When he died four years later the school was established as a “Blue-coat” school in his house in West Street to teach the children to “read in the English Bible and otherwise be instructed in the Doctrine and Principles of the Church of England”.

During the 18th and 19th centuries the only major change was for the school to become boys only, mainly due it seems to the lack of a needlework teacher for girls. It finally closed in 1901, when schooling had become available for all, and transferred its pupils to the National School.

Price’s Charity School and Master’s House 1846

Price’s Charity School and Master’s House 1846

Aerial view of Price’s School 1968

Aerial view of Price’s School 1968

The William Price Charity then founded a new school for 100 boys, which was opened on a site in Park Lane in 1908.

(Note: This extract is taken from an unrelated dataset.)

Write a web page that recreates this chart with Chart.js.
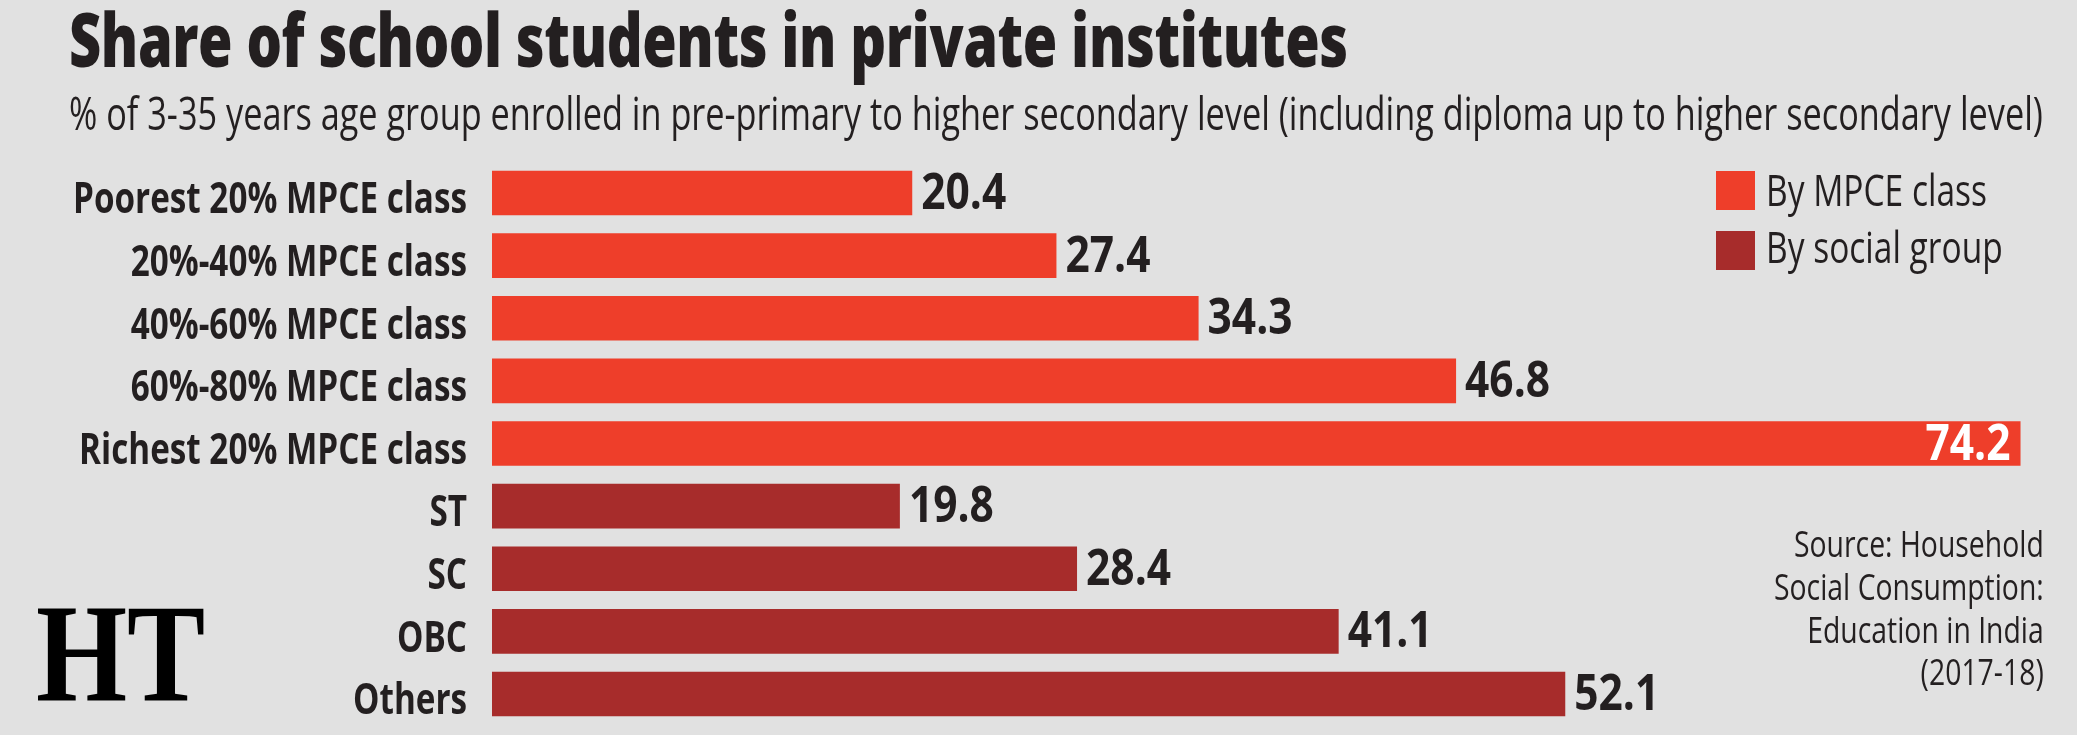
<!DOCTYPE html>
<html>
<head>
<meta charset="utf-8">
<script src="https://cdn.jsdelivr.net/npm/chart.js@4.4.1/dist/chart.umd.min.js"></script>
<style>
  html, body { margin:0; padding:0; background:#e1e1e1; width:2077px; height:735px; overflow:hidden; }
  #wrap { position:absolute; left:0; top:0; width:2077px; height:735px; }
  .txt { position:absolute; white-space:nowrap; color:#231f20; line-height:1; display:inline-block; }
  #title { left:69px; top:2px; font-family:"Open Sans"; font-weight:800; font-size:74px; transform-origin:0 0; letter-spacing:-0.5px; }
  #subtitle { left:69px; top:89px; font-family:"Open Sans"; font-weight:400; font-size:46px; transform-origin:0 0; }
  #source { right:33px; top:522px; font-family:"Open Sans"; font-weight:400; font-size:37px; line-height:42.8px; text-align:right; transform-origin:100% 0; }
  #logo { left:36px; top:583px; font-family:"Liberation Serif","DejaVu Serif",serif; font-weight:700; font-size:140px; color:#000; transform-origin:0 0; }
</style>
</head>
<body>
<div id="wrap"><canvas id="chart"></canvas></div>
<div id="title" class="txt" data-w="1279">Share of school students in private institutes</div>
<div id="subtitle" class="txt" data-w="1974">% of 3-35 years age group enrolled in pre-primary to higher secondary level (including diploma up to higher secondary level)</div>
<div id="source" class="txt" data-w="270">Source: Household<br>Social Consumption:<br>Education in India<br>(2017-18)</div>
<div id="logo" class="txt" data-w="169">HT</div>
<script>
// ---- data ----
const categories = [
  "Poorest 20% MPCE class",
  "20%-40% MPCE class",
  "40%-60% MPCE class",
  "60%-80% MPCE class",
  "Richest 20% MPCE class",
  "ST",
  "SC",
  "OBC",
  "Others"
];
const mpceValues   = [20.4, 27.4, 34.3, 46.8, 74.2, null, null, null, null];
const socialValues = [null, null, null, null, null, 19.8, 28.4, 41.1, 52.1];
const seriesNames  = ["By MPCE class", "By social group"];
const seriesColors = ["#ee3e2a", "#a72c2b"];

// ---- styling constants ----
const TEXT = "#231f20";
const FONT = '"Open Sans"';

function fitDom() {
  document.querySelectorAll('.txt[data-w]').forEach(el => {
    el.style.transform = 'none';
    const w = el.offsetWidth;
    const target = parseFloat(el.dataset.w);
    if (w > 0) el.style.transform = 'scaleX(' + (target / w) + ')';
  });
}

// squeeze y-axis tick labels horizontally around their right-aligned anchor
const squeezeTicks = {
  id: 'squeezeTicks',
  beforeDraw(chart) {
    const s = chart.scales.y;
    if (!s || s._squeezed) return;
    const orig = s.drawLabels.bind(s);
    s._computeLabelArea = function () { return undefined; };
    s.drawLabels = function (area) {
      const ctx = chart.ctx;
      ctx.save();
      ctx.font = '700 43px ' + FONT;
      let maxW = 0;
      chart.data.labels.forEach(l => { maxW = Math.max(maxW, ctx.measureText(l).width); });
      ctx.restore();
      const sx = 394 / maxW;
      const anchor = s.right - s.options.ticks.padding;
      ctx.save();
      ctx.translate(anchor, 0);
      ctx.scale(sx, 1);
      ctx.translate(-anchor, 0);
      orig(area);
      ctx.restore();
    };
    s._squeezed = true;
  }
};

const valueLabels = {
  id: 'valueLabels',
  afterDatasetsDraw(chart) {
    const ctx = chart.ctx;
    ctx.save();
    ctx.font = '700 50px ' + FONT;
    const sx = 85 / ctx.measureText('20.4').width;
    chart.data.datasets.forEach((ds, di) => {
      const meta = chart.getDatasetMeta(di);
      meta.data.forEach((bar, i) => {
        const v = ds.data[i];
        if (v === null || v === undefined) return;
        const txt = v.toFixed(1);
        const w = ctx.measureText(txt).width * sx;
        let x, color;
        if (bar.x + 9 + w > chart.width - 10) { x = bar.x - 10 - w; color = '#ffffff'; }
        else { x = bar.x + 9; color = TEXT; }
        ctx.save();
        ctx.translate(x, bar.y + 16);
        ctx.scale(sx, 1);
        ctx.fillStyle = color;
        ctx.textAlign = 'left';
        ctx.textBaseline = 'alphabetic';
        ctx.fillText(txt, 0, 0);
        ctx.restore();
      });
    });
    ctx.restore();
  }
};

const legendBoxes = {
  id: 'legendBoxes',
  afterDraw(chart) {
    const ctx = chart.ctx;
    ctx.save();
    ctx.font = '400 43px ' + FONT;
    const sx = 221 / ctx.measureText(chart.data.datasets[0].label).width;
    chart.data.datasets.forEach((ds, i) => {
      const top = 171 + i * 60;
      ctx.fillStyle = ds.backgroundColor;
      ctx.fillRect(1716, top, 39, 39);
      ctx.save();
      ctx.translate(1766, top + 35 - i * 3);
      ctx.scale(sx, 1);
      ctx.fillStyle = TEXT;
      ctx.textAlign = 'left';
      ctx.textBaseline = 'alphabetic';
      ctx.fillText(ds.label, 0, 0);
      ctx.restore();
    });
    ctx.restore();
  }
};

function build() {
  fitDom();
  new Chart(document.getElementById('chart'), {
    type: 'bar',
    data: {
      labels: categories,
      datasets: [
        { label: seriesNames[0], data: mpceValues,   backgroundColor: seriesColors[0] },
        { label: seriesNames[1], data: socialValues, backgroundColor: seriesColors[1] }
      ]
    },
    options: {
      indexAxis: 'y',
      responsive: true,
      maintainAspectRatio: false,
      devicePixelRatio: 1,
      animation: false,
      grouped: false,
      barPercentage: 0.712,
      categoryPercentage: 1.0,
      layout: { padding: { left: 0, right: 40, top: 161.7, bottom: 9.7 } },
      plugins: { legend: { display: false }, tooltip: { enabled: false } },
      scales: {
        x: { display: false, min: 0, max: 75 },
        y: {
          display: true,
          grid: { display: false, drawTicks: false },
          border: { display: false },
          ticks: { padding: 25, labelOffset: 8, color: TEXT, font: { family: FONT, weight: '700', size: 43 } },
          afterFit(s) { s.width = 492; s.paddingTop = 0; s.paddingBottom = 0; }
        }
      }
    },
    plugins: [squeezeTicks, valueLabels, legendBoxes]
  });
}

if (document.fonts && document.fonts.ready) {
  document.fonts.ready.then(build);
} else {
  build();
}
</script>
</body>
</html>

Initially Hampshire County Council provided a grant towards maintenance but otherwise the Charity was responsible for the finance of the school. This financing became increasingly difficult, particularly from 1934 onwards when new buildings were needed for a much larger number of pupils.

After the war the school failed to make Direct Grant status and in 1957 it became Voluntary Controlled, which meant that total financial responsibility for the running of the school passed to Hampshire County Council, although the Charity remained the landowner of the site. During this period the Trustees of the Charity became separated from the Governors of the school, but with overlapping membership.

From 1977 onwards...

From 1977 onwards the school was gradually converted into a sixth form college, once again for boys and girls. At the time the Charity Commission expressed some concern that the ages of the students (16 – 18) were not in accord with the intentions of William Price, but in the event the college was permitted as the educational element of the Charity.

However, when in 1982 Price’s Sixth Form College was merged with the Fareham Technical College to establish a Tertiary College, with a strong element of adult education, the Charity Commission no longer considered that this was in line with William Price’s Will. The land and buildings therefore reverted to the Charity with rent being paid for their use until the Tertiary College (now Fareham College) put up a new building at Bishopsfield Road and moved out from Park Lane.

As there was no longer a requirement for a school the charity had to be re-formed and in 1989 the Charity Commission established the William Price Charitable Trust as a grant-making charity. Its major asset was the land at Park Lane and, in accordance with the Fareham Borough Council’s plans, outline planning permission was obtained for housing and in 1994 the land was sold for development.

The proceeds of the sale were invested to provide the permanent endowment of the Charity. In 2006, the permanent endowment was further enhanced when the proceeds of sale of a former Elementary School, also in Fareham, was transferred for the charity to administer.